Da mesma forma que é pertinente a idéia de que não pode ser deixada de lado na PCT, a necessidade de tomar mais eficiente o modo como se gastam os recursos disponíveis, parece pouco discutível a afirmação de que a mera adoção de estratégias de reengenharia institucional será incapaz de alterar o status quo. Em outros termos: as propostas centradas na «otimização da qualidade de gestão’’, são pró-inerciais e, portanto, inúteis para redirecionar para objetivos políticos e sociais alternativos os complexos sistemas sociais locais de interação entre ciência, tecnologia e sociedade.

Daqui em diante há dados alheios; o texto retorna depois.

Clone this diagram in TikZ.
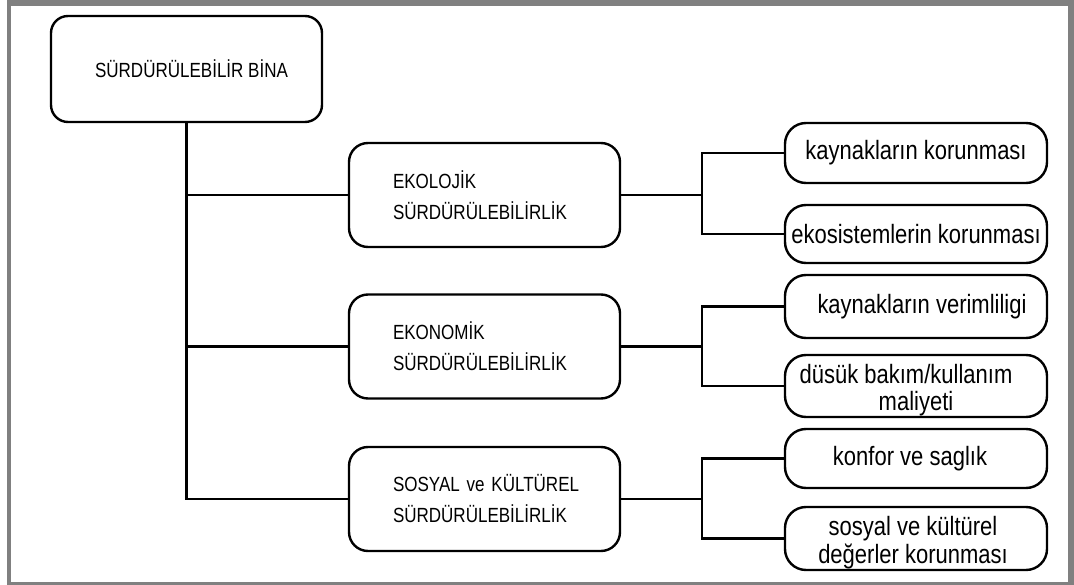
\documentclass[tikz,border=0pt]{standalone}
\usepackage{fontspec}
\setmainfont{Liberation Sans}[FakeStretch=0.83]
% two centred lines, lowered without changing the reported size
\newcommand{\twolines}[3]{\raisebox{-#1}[\height][\depth]{%
  \begin{tabular}{@{}c@{}}#2\\#3\end{tabular}}}
\begin{document}
\begin{tikzpicture}[x=1pt,y=-1pt,
  mainbox/.style={draw, line width=2.4pt, rounded corners=17pt,
    minimum width=271pt, minimum height=106pt, inner sep=0pt,
    font=\fontsize{20.5}{31}\selectfont},
  pillar/.style={draw, line width=2.4pt, rounded corners=19pt,
    minimum width=271pt, minimum height=104pt, text width=183pt,
    inner xsep=44pt, inner ysep=0pt, align=left,
    font=\fontsize{20.5}{31}\selectfont},
  leaf/.style={draw, line width=2.4pt, rounded corners=21pt,
    minimum width=262pt, minimum height=60pt, inner sep=0pt,
    font=\fontsize{26.5}{26.7}\selectfont},
  link/.style={line width=2.2pt}
]
% page and grey frame
\fill[white] (0,0) rectangle (1074,585);
\fill[black!50] (7,0) rectangle (1074,585);
\fill[white] (11,6) rectangle (1068,582);
\useasboundingbox (0,0) rectangle (1074,585);

% root
\node[mainbox] (bina) at (186.5,69) {\hspace*{10pt}SÜRDÜRÜLEBİLİR BİNA};

% three pillars
\node[pillar] (eko) at (484.5,195) {EKOLOJİK\\SÜRDÜRÜLEBİLİRLİK};
\node[pillar] (ekn) at (484.5,346.5) {EKONOMİK\\SÜRDÜRÜLEBİLİRLİK};
\node[pillar] (sos) at (484.5,499) {SOSYAL~ve~KÜLTÜREL\\SÜRDÜRÜLEBİLİRLİK};

% leaves
\node[leaf] (r1) at (916,153) {kaynakların korunması};
\node[leaf, minimum height=58pt] (r2) at (916,234) {ekosistemlerin korunması};
\node[leaf, minimum height=63pt] (r3) at (916,306.5) {\hspace*{12pt}kaynakların verimliligi};
\node[leaf, minimum height=62pt] (r4) at (916,386)
  {\twolines{5.5pt}{düsük bakım/kullanım\hspace*{20pt}}{maliyeti}};
\node[leaf, minimum height=59pt] (r5) at (916,458.5) {konfor ve saglık\hspace*{12pt}};
\node[leaf, minimum height=63pt] (r6) at (916,538.5)
  {\twolines{5.5pt}{sosyal ve kültürel}{değerler korunması}\hspace*{6pt}};

% trunk from the root to each pillar
\draw[link] (bina.south) |- (eko.west);
\draw[link] (bina.south) |- (ekn.west);
\draw[link] (bina.south) |- (sos.west);

% forks from each pillar to its two leaves
\path (eko.east) ++(81,0) coordinate (j1);
\path (ekn.east) ++(81,0) coordinate (j2);
\path (sos.east) ++(81,0) coordinate (j3);
\draw[link] (eko.east) -- (j1);
\draw[link] (ekn.east) -- (j2);
\draw[link] (sos.east) -- (j3);
\draw[link] (r1.west) -| (j1) |- (r2.west);
\draw[link] (r3.west) -| (j2) |- (r4.west);
\draw[link] (r5.west) -| (j3) |- (r6.west);
\end{tikzpicture}
\end{document}
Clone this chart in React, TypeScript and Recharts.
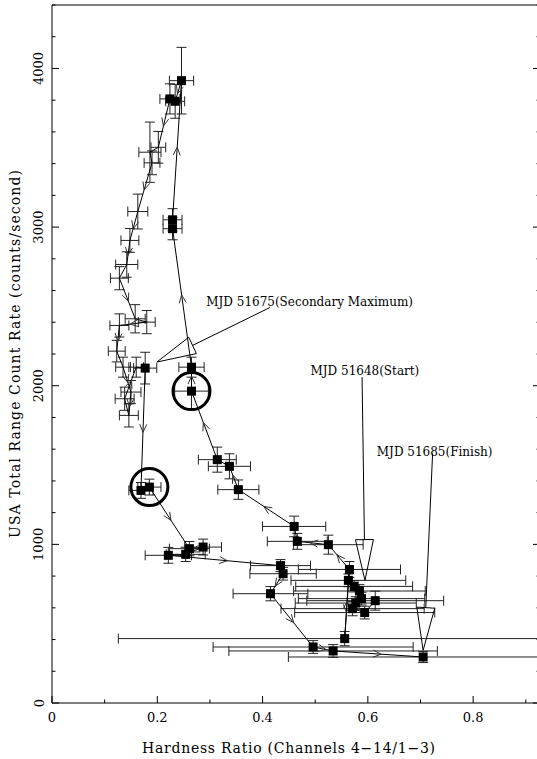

O fato apontado, relativo à escassa reflexão existente, contribui para explicar porque, apesar das numerosas experiências falidas de reforma institucional acumuladas na região durante a década passada, ainda se continue buscando implementar estratégias baseadas na otimização da gestão. Rejeitar essas iniciativas, que alem de se terem mostrado pouco eficazes podem ser inclusive contraproducentes, demanda a proposição de cursos de ação alternativos para conceber uma PCT capaz de reforçar e consolidar processos de democratização política e econômica.